▸ AVAILABLE DATA:

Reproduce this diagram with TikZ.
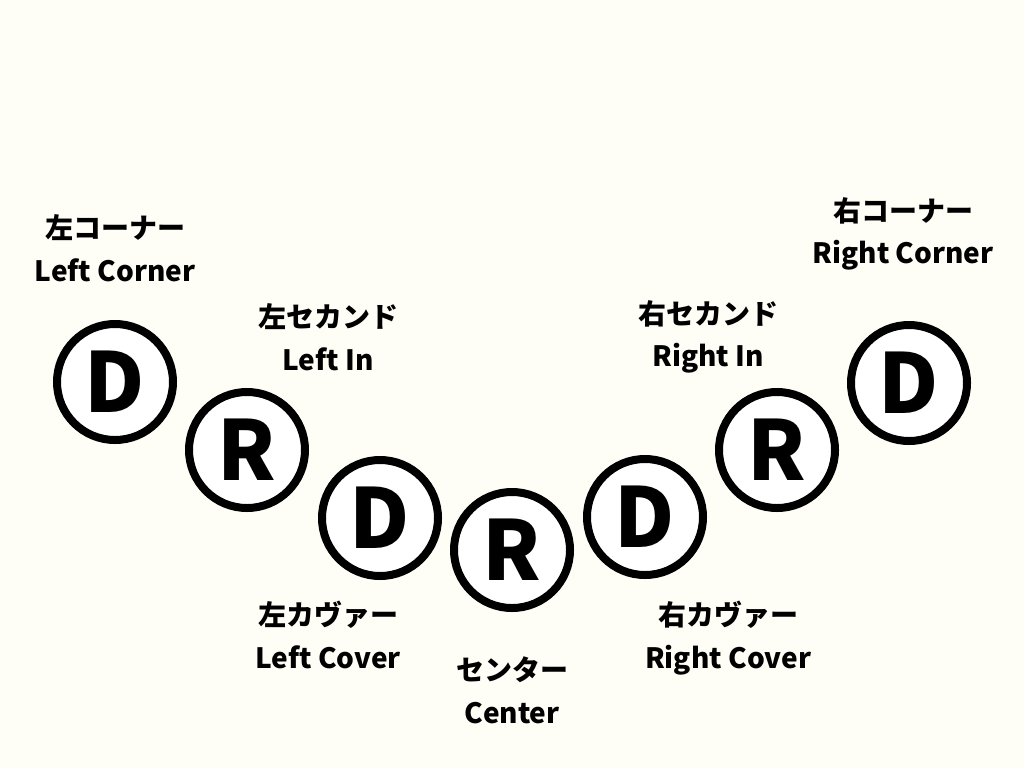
\documentclass[tikz,border=0pt]{standalone}
\usepackage{fontspec}
\setmainfont{Noto Sans CJK JP}
\usetikzlibrary{positioning}
\definecolor{bgcream}{HTML}{FEFEF6}
\tikzset{
  player/.style={circle,draw=black,fill=white,line width=6pt,minimum size=87pt,inner sep=0pt,
    font=\fontsize{62}{62}\selectfont\bfseries},
  poslabel/.style={align=center,font=\fontsize{21}{32}\selectfont\bfseries}
}
\begin{document}
\begin{tikzpicture}[x=0.75pt,y=-0.75pt]
	\fill[bgcream] (0,0) rectangle (1024,768);
	\useasboundingbox (0,0) rectangle (1024,768);
	% players
	\node[player] (lc) at (115,382) {D};
	\node[player] (li) at (247,450) {R};
	\node[player] (lv) at (380,518) {D};
	\node[player] (c) at (512,550) {R};
	\node[player] (rv) at (645,517) {D};
	\node[player] (ri) at (777,450) {R};
	\node[player] (rc) at (909,383) {D};
	% labels
	\node[poslabel] (lct) at (115,248) {左コーナー\\Left Corner};
	\node[poslabel] (lit) at (328,337) {左セカンド\\Left In};
	\node[poslabel] (lvt) at (328,635) {左カヴァー\\Left Cover};
	\node[poslabel] (ct) at (512,690) {センター\\Center};
	\node[poslabel] (rvt) at (728,638) {右カヴァー\\Right Cover};
	\node[poslabel] (rit) at (708,337) {右セカンド\\Right In};
	\node[poslabel] (rct) at (903,234) {右コーナー\\Right Corner};
\end{tikzpicture}
\end{document}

▸ PROMPT: Your task is to repeat the data above exactly while excluding the pictures.

▸ TASK ANSWER:
Reproduce this diagram with TikZ.
\documentclass[tikz,border=0pt]{standalone}
\usepackage{fontspec}
\setmainfont{Noto Sans CJK JP}
\usetikzlibrary{positioning}
\definecolor{bgcream}{HTML}{FEFEF6}
\tikzset{
  player/.style={circle,draw=black,fill=white,line width=6pt,minimum size=87pt,inner sep=0pt,
    font=\fontsize{62}{62}\selectfont\bfseries},
  poslabel/.style={align=center,font=\fontsize{21}{32}\selectfont\bfseries}
}
\begin{document}
\begin{tikzpicture}[x=0.75pt,y=-0.75pt]
	\fill[bgcream] (0,0) rectangle (1024,768);
	\useasboundingbox (0,0) rectangle (1024,768);
	% players
	\node[player] (lc) at (115,382) {D};
	\node[player] (li) at (247,450) {R};
	\node[player] (lv) at (380,518) {D};
	\node[player] (c) at (512,550) {R};
	\node[player] (rv) at (645,517) {D};
	\node[player] (ri) at (777,450) {R};
	\node[player] (rc) at (909,383) {D};
	% labels
	\node[poslabel] (lct) at (115,248) {左コーナー\\Left Corner};
	\node[poslabel] (lit) at (328,337) {左セカンド\\Left In};
	\node[poslabel] (lvt) at (328,635) {左カヴァー\\Left Cover};
	\node[poslabel] (ct) at (512,690) {センター\\Center};
	\node[poslabel] (rvt) at (728,638) {右カヴァー\\Right Cover};
	\node[poslabel] (rit) at (708,337) {右セカンド\\Right In};
	\node[poslabel] (rct) at (903,234) {右コーナー\\Right Corner};
\end{tikzpicture}
\end{document}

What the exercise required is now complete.